Not lucky enough to live in a warm, fertile locale with a garden year-round? When temperatures start to dip below 50 degrees, most fresh herbs start to wither and brown. But these lengthening fall nights don’t have to signal a return to packaged or bottled herbs. If you’re serious about bright flavor, try these DIY techniques to keep herbs around longer.

Plant Them Indoors

If your outdoor herbs are still going strong, you may be able to transplant a section to an indoor pot situated in plenty of natural light. Sturdy herbs like mint, oregano, thyme, marjoram, parsley and rosemary tend to do well indoors. For best results, try not to disturb the roots too much, digging deep. Transplant herbs well before the first frost, after which many plants start to shut down for the winter. Be sure to add compost or natural fertilizer to the potting soil, to reinvigorate the plant.

Unsuccessful transplant? No problem. Grow new plants from seed or greenhouse starts. Bonus: For about the same cost as a package of store-bought fresh-cut herbs, you can grow and snip all winter long.

Freeze Them

Leafy herbs, such as basil and cilantro, don’t grow as well indoors.
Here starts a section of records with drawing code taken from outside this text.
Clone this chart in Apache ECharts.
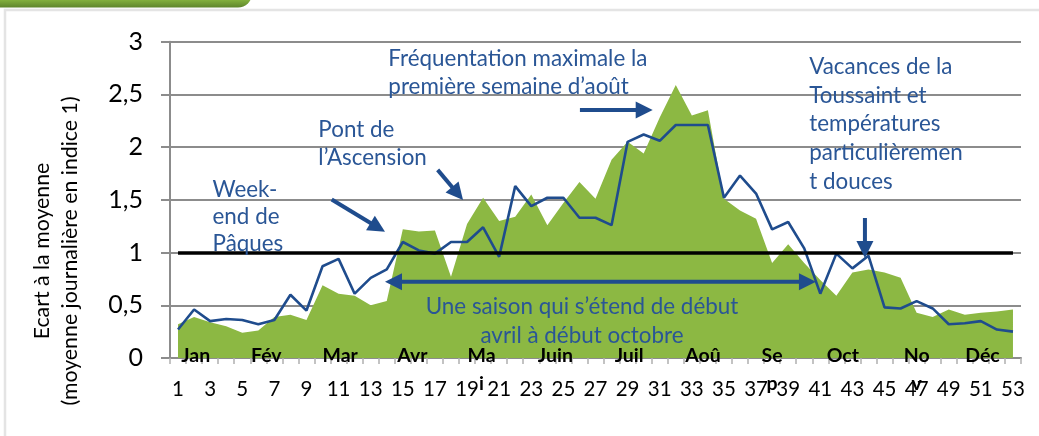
<!DOCTYPE html>
<html><head><meta charset="utf-8">
<script src="https://cdn.jsdelivr.net/npm/echarts@6/dist/echarts.min.js"></script>
<style>html,body{margin:0;padding:0;background:#fff;overflow:hidden}#c{width:1039px;height:436px}</style>
</head><body><div id="c"></div>
<script>
// ---- data ----
const weeks = ['1','2','3','4','5','6','7','8','9','10','11','12','13','14','15','16','17','18','19','20','21','22','23','24','25','26','27','28','29','30','31','32','33','34','35','36','37','38','39','40','41','42','43','44','45','46','47','48','49','50','51','52','53'];
// green area
const areaValues = [0.32,0.39,0.34,0.30,0.24,0.26,0.39,0.41,0.36,0.69,0.61,0.59,0.50,0.54,1.22,1.20,1.21,0.77,1.27,1.52,1.30,1.34,1.55,1.26,1.47,1.67,1.51,1.88,2.05,1.94,2.28,2.59,2.30,2.35,1.51,1.40,1.32,0.90,1.08,0.90,0.74,0.59,0.81,0.84,0.81,0.76,0.43,0.39,0.46,0.41,0.43,0.44,0.46];
// blue line
const lineValues = [0.27,0.46,0.35,0.37,0.36,0.32,0.36,0.60,0.45,0.87,0.94,0.61,0.76,0.84,1.10,1.02,0.99,1.10,1.10,1.24,0.96,1.63,1.44,1.52,1.52,1.33,1.33,1.26,2.05,2.12,2.06,2.21,2.21,2.21,1.52,1.73,1.56,1.22,1.29,1.04,0.61,0.99,0.85,0.97,0.48,0.47,0.54,0.47,0.32,0.33,0.35,0.27,0.25];
const referenceLevel = 1;
const yTicks = [0,0.5,1,1.5,2,2.5,3];
const monthNames = ['Jan','Fév','Mar','Avr','Ma\ni','Juin','Juil','Aoû','Se\np','Oct','No\nv','Déc'];
const monthPos = [2.1,6.5,11.1,15.6,19.9,24.5,29.1,33.7,38.0,42.4,47.0,51.1];
const yTitle = 'Ecart à la moyenne\n(moyenne journalière en indice 1)';
// annotations: text, anchor [week, value], align
const notes = [
  {text:'Week-\nend de\nPâques', at:[3.15,1.594], align:'left', lh:27},
  {text:'Pont de\nl’Ascension', at:[9.74,2.163], align:'left', lh:28},
  {text:'Fréquentation maximale la\npremière semaine d’août', at:[14.10,2.834], align:'left', lh:27.5},
  {text:'Vacances de la\nToussaint et\ntempératures\nparticulièremen\nt douces', at:[40.31,2.764], align:'left', lh:28.7},
  {text:'Une saison qui s’étend de début\navril à début octobre', at:[26.16,0.487], align:'center', lh:29.5}
];
const arrows = [
  {from:[10.57,1.503], to:[13.89,1.198]},
  {from:[17.17,1.784], to:[18.75,1.499]},
  {from:[26.03,2.353], to:[30.56,2.353]},
  {from:[43.78,1.328], to:[43.78,0.949]},
  {from:[13.89,0.724], to:[40.73,0.724], both:true}
];

const FONT = 'Lato, "Open Sans", sans-serif';
const BLUE = '#1F4C8D', TEXTBLUE = '#2A5696', GREEN = '#8CB843', GRID = '#8C8C8C';

const chart = echarts.init(document.getElementById('c'), null, {renderer:'canvas'});
chart.setOption({
  animation:false,
  grid:{left:170, right:18, top:41.7, bottom:78},
  xAxis:[{
    type:'category', data:weeks, boundaryGap:true,
    axisLine:{show:true, lineStyle:{color:GRID, width:2}},
    axisTick:{show:true, interval:0, length:6, lineStyle:{color:'#b0b0b0', width:1.5}},
    axisLabel:{interval:1, color:'#000', fontSize:20.5, fontFamily:FONT, margin:21},
    splitLine:{show:false}
  },{
    type:'value', min:0.5, max:53.5, show:false
  }],
  yAxis:{
    type:'value', min:0, max:3, interval:0.5,
    axisLine:{show:true, lineStyle:{color:GRID, width:2}},
    axisTick:{show:true, length:9, lineStyle:{color:GRID, width:2}},
    axisLabel:{color:'#000', fontSize:25, fontFamily:FONT, margin:27,
      formatter:v=>String(v).replace('.',',')},
    splitLine:{show:true, lineStyle:{color:GRID, width:2}}
  },
  series:[
    {type:'line', data:areaValues, symbol:'none', lineStyle:{width:0}, areaStyle:{color:GREEN, opacity:1}, z:2},
    {type:'line', data:lineValues, symbol:'none', lineStyle:{color:BLUE, width:2.6}, z:3},
    {type:'line', data:[], symbol:'none', z:4,
      markLine:{silent:true, symbol:['none','none'], label:{show:false},
        lineStyle:{color:'#000', width:3.5, type:'solid'},
        data:[[{coord:[weeks[0],referenceLevel]},{coord:[weeks[weeks.length-1],referenceLevel]}]]}}
  ]
});

function P(p){ return chart.convertToPixel({xAxisIndex:1, yAxisIndex:0}, p); }
function arrowEls(a){
  const p0 = P(a.from), p1 = P(a.to);
  const head = 17, hw = 8.5, lw = 4;
  const els = [];
  const dx = p1[0]-p0[0], dy = p1[1]-p0[1], L = Math.hypot(dx,dy);
  const ux = dx/L, uy = dy/L, nx = -uy, ny = ux;
  const s = a.both ? [p0[0]+ux*head, p0[1]+uy*head] : p0;
  const e = [p1[0]-ux*head, p1[1]-uy*head];
  els.push({type:'line', shape:{x1:s[0],y1:s[1],x2:e[0]+ux*2,y2:e[1]+uy*2}, style:{stroke:BLUE, lineWidth:lw}, z:20});
  els.push({type:'polygon', shape:{points:[[p1[0],p1[1]],[e[0]+nx*hw,e[1]+ny*hw],[e[0]-nx*hw,e[1]-ny*hw]]}, style:{fill:BLUE}, z:20});
  if(a.both){
    els.push({type:'polygon', shape:{points:[[p0[0],p0[1]],[s[0]+nx*hw,s[1]+ny*hw],[s[0]-nx*hw,s[1]-ny*hw]]}, style:{fill:BLUE}, z:20});
  }
  return els;
}
const g = [];
// frame
g.push({type:'rect', shape:{x:5,y:10,width:1060,height:460}, style:{fill:'none', stroke:'#E4E4E4', lineWidth:2.5}, z:0, silent:true});
g.push({type:'rect', shape:{x:-20,y:-10,width:272,height:17.5,r:[0,0,14,0]},
  style:{fill:new echarts.graphic.LinearGradient(0,0,0,1,[{offset:0,color:'#9CCB4C'},{offset:0.55,color:'#84B23E'},{offset:1,color:'#5E852B'}])}, z:0, silent:true});
// y-axis title
g.push({type:'text', x:56, y:251, rotation:Math.PI/2,
  style:{text:yTitle, x:0, y:0, align:'center', verticalAlign:'middle', fill:'#000', font:'21.3px '+FONT, lineHeight:28}, z:10});
// month labels
monthNames.forEach((m,i)=>{
  const p = P([monthPos[i], 0]);
  g.push({type:'text', style:{text:m, x:p[0], y:p[1]-2-14, align:'center', verticalAlign:'top', fill:'#000', font:'bold 19.5px '+FONT, lineHeight:28}, z:15});
});
// annotations
notes.forEach(n=>{
  const p = P(n.at);
  g.push({type:'text', style:{text:n.text, x:p[0], y:p[1]-n.lh/2, align:n.align, verticalAlign:'top', fill:TEXTBLUE, font:'22.4px '+FONT, lineHeight:n.lh}, z:15});
});
arrows.forEach(a=>arrowEls(a).forEach(e=>g.push(e)));
chart.setOption({graphic:g});
</script>
</body></html>
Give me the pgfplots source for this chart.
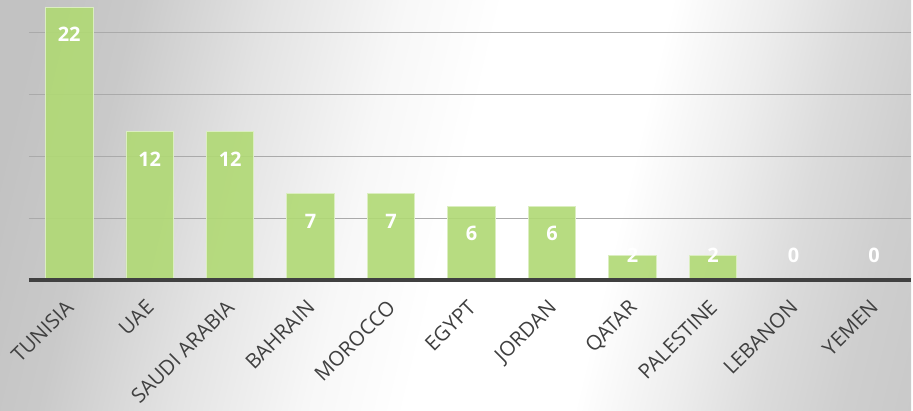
\documentclass[border=0pt]{standalone}
\usepackage{fontspec}
\setmainfont{Open Sans}
\usepackage{pgfplots}
\pgfplotsset{compat=1.18}
\definecolor{bargreen}{RGB}{176,217,116}
\definecolor{axisdark}{RGB}{64,64,64}
\definecolor{gridgray}{RGB}{170,170,170}
\definecolor{labelgray}{RGB}{64,64,64}
\pgfdeclarehorizontalshading{bgshade}{100bp}{color(0bp)=(black!25); color(22bp)=(black!24); color(28bp)=(black!21); color(36bp)=(black!11); color(44bp)=(black!3); color(50bp)=(white); color(60bp)=(white); color(66bp)=(black!7); color(71bp)=(black!14); color(76bp)=(black!19); color(82bp)=(black!22); color(100bp)=(black!23)}
\begin{document}
\begin{tikzpicture}[x=1pt,y=1pt]
\shade[shading=bgshade, shading angle=-13.5] (0,0) rectangle (913,411);
\begin{axis}[
  at={(29pt,130pt)}, anchor=south west,
  scale only axis, width=884pt, height=281pt,
  xmin=-0.5, xmax=10.46, ymin=0, ymax=22.59,
  axis line style={draw=none},
  ytick={5,10,15,20}, yticklabels={}, ymajorgrids,
  grid style={gridgray, line width=1.2pt},
  major tick length=0pt,
  xtick={0,1,2,3,4,5,6,7,8,9,10},
  xticklabels={TUNISIA,UAE,SAUDI ARABIA,BAHRAIN,MOROCCO,EGYPT,JORDAN,QATAR,PALESTINE,LEBANON,YEMEN},
  xticklabel style={xshift=-5pt, yshift=-15pt, rotate=45, anchor=north east, font=\fontsize{20.5}{20.5}\selectfont, text=labelgray, inner sep=2pt},
  clip=false,
]
\addplot[ybar, bar width=0.59, fill=bargreen, fill opacity=0.9, draw=bargreen!45!white, line width=0.8pt]
  coordinates {(0,22) (1,12) (2,12) (3,7) (4,7) (5,6) (6,6) (7,2) (8,2) (9,0) (10,0)};
\addplot[draw=none, mark=none, nodes near coords, point meta=explicit symbolic,
  nodes near coords style={anchor=center, text=white, font=\bfseries\fontsize{20}{20}\selectfont}]
  coordinates {(0,19.83)[22] (1,9.73)[12] (2,9.73)[12] (3,4.74)[7] (4,4.74)[7] (5,3.78)[6] (6,3.78)[6] (7,2.0)[2] (8,2.0)[2] (9,2.0)[0] (10,2.0)[0]};
\draw[axisdark, line width=4pt] (axis cs:-0.5,0) -- (axis cs:10.46,0);
\end{axis}
\end{tikzpicture}
\end{document}
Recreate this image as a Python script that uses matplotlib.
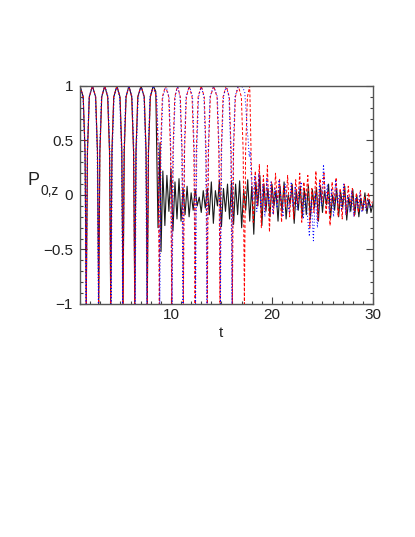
import numpy as np
import matplotlib
matplotlib.use('Agg')
import matplotlib.pyplot as plt
from matplotlib.ticker import MultipleLocator

# oscillating part (explicit vertices)
black_t = [1.00,
           1.32, 1.50, 1.62, 1.74, 1.92, 2.23,
           2.55, 2.73, 2.85, 2.97, 3.15, 3.45,
           3.74, 3.92, 4.04, 4.16, 4.34, 4.65,
           4.96, 5.14, 5.26, 5.38, 5.56, 5.84,
           6.12, 6.30, 6.42, 6.54, 6.72, 7.04,
           7.36, 7.54, 7.66, 7.78, 7.96, 8.25,
           8.50, 8.62, 8.72, 8.82, 8.92, 9.02]
black_p = [1.00,
           0.90, 0.40, -1.00, 0.40, 0.90, 1.00,
           0.90, 0.40, -1.00, 0.40, 0.90, 1.00,
           0.90, 0.40, -1.00, 0.40, 0.90, 1.00,
           0.90, 0.40, -1.00, 0.40, 0.90, 1.00,
           0.90, 0.40, -1.00, 0.40, 0.90, 1.00,
           0.90, 0.40, -1.00, 0.40, 0.90, 1.00,
           0.95, 0.30, -0.30, 0.05, 0.48, -0.52]

red_t = [1.00,
         1.32, 1.50, 1.62, 1.74, 1.92, 2.23,
         2.55, 2.73, 2.85, 2.97, 3.15, 3.45,
         3.74, 3.92, 4.04, 4.16, 4.34, 4.65,
         4.96, 5.14, 5.26, 5.38, 5.56, 5.84,
         6.12, 6.30, 6.42, 6.54, 6.72, 7.04,
         7.36, 7.54, 7.66, 7.78, 7.96, 8.25,
         8.55, 8.73, 8.85, 8.97, 9.15, 9.46,
         9.78, 9.96, 10.08, 10.20, 10.38, 10.65,
         10.93, 11.11, 11.23, 11.35, 11.53, 11.81,
         12.09, 12.27, 12.39, 12.51, 12.69, 13.00,
         13.30, 13.48, 13.60, 13.72, 13.90, 14.23,
         14.56, 14.74, 14.86, 14.98, 15.16, 15.47,
         15.78, 15.96, 16.08, 16.20, 16.38, 16.67,
         16.97, 17.15, 17.27, 17.39, 17.57, 17.80]
red_p = [1.00,
         0.90, 0.40, -1.00, 0.40, 0.90, 1.00,
         0.90, 0.40, -1.00, 0.40, 0.90, 1.00,
         0.90, 0.40, -1.00, 0.40, 0.90, 1.00,
         0.90, 0.40, -1.00, 0.40, 0.90, 1.00,
         0.90, 0.40, -1.00, 0.40, 0.90, 1.00,
         0.90, 0.40, -1.00, 0.40, 0.90, 1.00,
         0.90, 0.40, -1.00, 0.40, 0.90, 1.00,
         0.90, 0.40, -1.00, 0.40, 0.90, 1.00,
         0.90, 0.40, -1.00, 0.40, 0.90, 1.00,
         0.90, 0.40, -1.00, 0.40, 0.90, 1.00,
         0.90, 0.40, -1.00, 0.40, 0.90, 1.00,
         0.90, 0.40, -1.00, 0.40, 0.90, 1.00,
         0.90, 0.40, -1.00, 0.40, 0.90, 1.00,
         0.90, 0.40, -1.00, 0.40, 0.90, 1.00]

blue_t = [1.00,
          1.30, 1.48, 1.60, 1.72, 1.90, 2.21,
          2.52, 2.70, 2.82, 2.94, 3.12, 3.45,
          3.78, 3.96, 4.08, 4.20, 4.38, 4.65,
          4.92, 5.10, 5.22, 5.34, 5.52, 5.84,
          6.16, 6.34, 6.46, 6.58, 6.76, 7.04,
          7.32, 7.50, 7.62, 7.74, 7.92, 8.26,
          8.60, 8.78, 8.90, 9.02, 9.20, 9.51,
          9.82, 10.00, 10.12, 10.24, 10.42, 10.66,
          10.89, 11.07, 11.19, 11.31, 11.49, 11.82,
          12.14, 12.32, 12.44, 12.56, 12.74, 13.00,
          13.26, 13.44, 13.56, 13.68, 13.86, 14.23,
          14.60, 14.78, 14.90, 15.02, 15.20, 15.47,
          15.74, 15.92, 16.04, 16.16, 16.34, 16.67,
          17.00, 17.30, 17.45, 17.55, 17.65, 17.75, 17.85, 17.95]
blue_p = [1.00,
          0.90, 0.40, -1.00, 0.40, 0.90, 1.00,
          0.90, 0.40, -1.00, 0.40, 0.90, 1.00,
          0.90, 0.40, -1.00, 0.40, 0.90, 1.00,
          0.90, 0.40, -1.00, 0.40, 0.90, 1.00,
          0.90, 0.40, -1.00, 0.40, 0.90, 1.00,
          0.90, 0.40, -1.00, 0.40, 0.90, 1.00,
          0.90, 0.40, -1.00, 0.40, 0.90, 1.00,
          0.90, 0.40, -1.00, 0.40, 0.90, 1.00,
          0.90, 0.40, -1.00, 0.40, 0.90, 1.00,
          0.90, 0.40, -1.00, 0.40, 0.90, 1.00,
          0.90, 0.40, -1.00, 0.40, 0.90, 1.00,
          0.90, 0.40, -1.00, 0.40, 0.90, 1.00,
          0.90, 0.40, -1.00, 0.40, 0.90, 1.00,
          1.00, 0.95, 0.75, 0.60, 0.50, 0.35, 0.40, 0.15]

# noisy part, sampled every 0.2 in t
dt = 0.2
black_noise_t0 = 9.2
black_noise = [0.22, -0.28, 0.18, -0.15, 0.24, -0.33, 0.12, -0.22, 0.15,
               -0.24, 0.06, -0.18, 0.08, -0.20, 0.02,
               -0.14, 0.05, -0.10, -0.02, -0.16, 0.04, -0.12, 0.06, -0.18,
               0.12, -0.26, 0.04, -0.10, 0.13, -0.29, 0.06, -0.15, 0.10, -0.22, 0.12, -0.27,
               0.10, -0.18, 0.13, -0.30, 0.05, -0.14, 0.14, -0.24, 0.08, -0.36, 0.12, -0.10,
               0.18,
               -0.28, 0.10, -0.15, 0.06, -0.20, 0.10, -0.10, 0.04, -0.24, 0.08, -0.16, 0.12,
               -0.22, 0.00, -0.08, 0.10, -0.26, 0.04, -0.14, 0.08, -0.20, 0.06, -0.18, 0.09,
               -0.22, 0.05,
               -0.12, 0.07, -0.24, 0.08, -0.16, 0.04, -0.09, 0.10, -0.21, 0.00, -0.14, 0.06,
               -0.20, 0.03, -0.11, 0.08, -0.23, -0.02, -0.15, 0.05, -0.18, 0.00, -0.20, -0.03,
               -0.14, 0.02, -0.17, -0.04, -0.16, -0.08]

red_noise_t0 = 17.95
red_noise = [0.30, -0.25, 0.22, -0.10, 0.28, -0.30, 0.18, -0.15, 0.27, -0.34, 0.12,
             -0.18, 0.20, -0.08, 0.15, -0.25, 0.08, -0.12, 0.18, -0.20, 0.10,
             -0.22, 0.14, -0.08, 0.20, -0.25, 0.12, -0.04, 0.18, -0.30, 0.06, -0.16, 0.22,
             -0.24, 0.15, -0.06, 0.20, -0.18, 0.04, -0.28, 0.12, -0.08, 0.16, -0.20, 0.06,
             -0.22, 0.10, -0.18, 0.08, -0.10, 0.06, -0.20, 0.02, -0.16, 0.04, -0.14, -0.02,
             -0.12, 0.02, -0.10, -0.06]

blue_noise_t0 = 18.1
blue_noise = [-0.05, 0.18, -0.15, 0.20, -0.12, 0.10, -0.20, 0.15, -0.08, 0.12,
              -0.18, 0.06, -0.12, 0.14, -0.04, -0.20, 0.10, -0.06, -0.15, 0.12,
              -0.10, 0.08, -0.14, 0.05, 0.12, -0.22, 0.00, -0.18, -0.38, -0.05,
              -0.42, 0.02, -0.30, 0.12, -0.10, 0.28, -0.04, 0.10, -0.16, 0.06,
              -0.20, 0.14, -0.08, 0.02, -0.14, 0.10, -0.18, 0.00, -0.16, 0.04,
              -0.20, -0.02, -0.12, 0.02, -0.16, -0.06, -0.14, -0.04, -0.12, -0.08]

xtick_vals = [10, 20, 30]
ytick_vals = [-1, -0.5, 0, 0.5, 1]
ytick_labels = ['\u22121', '\u22120.5', '0', '0.5', '1']

plt.rcParams['font.family'] = ['Liberation Sans', 'DejaVu Sans']

fig = plt.figure(figsize=(4.15, 5.37), dpi=100)
ax = fig.add_axes([80 / 415, 1 - 304 / 537, 293 / 415, 218 / 537])


def full(t, p, t0, noise):
    tn = t0 + dt * np.arange(len(noise))
    return np.concatenate([t, tn]), np.concatenate([p, noise])


bt, bp = full(black_t, black_p, black_noise_t0, black_noise)
rt, rp = full(red_t, red_p, red_noise_t0, red_noise)
ut, up = full(blue_t, blue_p, blue_noise_t0, blue_noise)

ax.plot(bt, bp, color='#1a1a1a', lw=0.8)
ax.plot(rt, rp, color='red', lw=0.7, linestyle=(0, (3, 2)))
ax.plot(ut, up, color='blue', lw=0.7, linestyle=(0, (1, 2.2)))

ax.set_xlim(1, 30)
ax.set_ylim(-1, 1)
ax.set_xticks(xtick_vals)
ax.set_yticks(ytick_vals, labels=ytick_labels)
ax.xaxis.set_minor_locator(MultipleLocator(1))
ax.yaxis.set_minor_locator(MultipleLocator(0.1))
ax.tick_params(which='both', direction='in', right=True, top=False,
               colors='#444444', labelcolor='#222222', labelsize=11, width=0.8)
ax.tick_params(which='major', length=5)
ax.tick_params(which='minor', length=2.5)
ax.tick_params(axis='y', pad=5)
ax.tick_params(axis='x', pad=3)
for s in ax.spines.values():
    s.set_color('#555555')
    s.set_linewidth(1.0)

ax.set_xlabel('t', fontsize=11, color='#222222')
ax.xaxis.set_label_coords(0.481, -0.1)
fig.text(27 / 415, 1 - 185 / 537, 'P', fontsize=13, color='#222222', ha='left', va='baseline')
fig.text(40 / 415, 1 - 195 / 537, '0,z', fontsize=10, color='#222222', ha='left', va='baseline')

fig.savefig('out.png', dpi=100)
And they taste like, well, dried leaves when dehydrated. Fast fix: Wash, dry, and then freeze whole leaves in zip-lock freezer bags. To lock in more flavor, make an herbal “paste” (like pesto), blending fresh herbs and olive or avocado oil. Freeze the paste in cubes. One standard ice-cube equals about one tablespoon. The herbs’ fresh flavor won’t last forever—something is lost by freezing—but it is still any easy way to infuse soups, stews or stir-fries with taste. Use within a month for best results.

Dry Them

Some herbs actually concentrate their flavor as they dry. Think sage, thyme, marjoram, rosemary, mint and lavender. To dry, place washed and air-dried clippings in a single layer in a large paper bag. (Note: You don’t need to remove leaves from the stems. They are easy to remove later, though some stems can be used and discarded after cooking.)

Place the bag in a warm, dry place, such as on top of a refrigerator or high kitchen shelf. Gently shake the bag every few days to keep herbs from clumping. When herbs are completely dry (usually in 1–2 weeks), store in an airtight glass jar or zip-lock plastic bag away from sunlight. Bonus: These make beautiful holiday gifts in small, decorated tins or glass jars!

More Ideas

1.  Infuse oil (olive works well) with strong herbs such as rosemary.
2.  Make a big batch of herb-rich soup. Freeze portions for lunch.
3.  Experiment with different herbs in your favorite pesto recipe.
4.  Add chopped herbs to breads or savory muffins—or cooking beans.
5.  Make herb-infused simple syrup for tea, sparkling water or cocktails.
6.  Blend fresh herbs into butter or vegan butter alternatives. Freeze in small portions.     Another great holiday gift!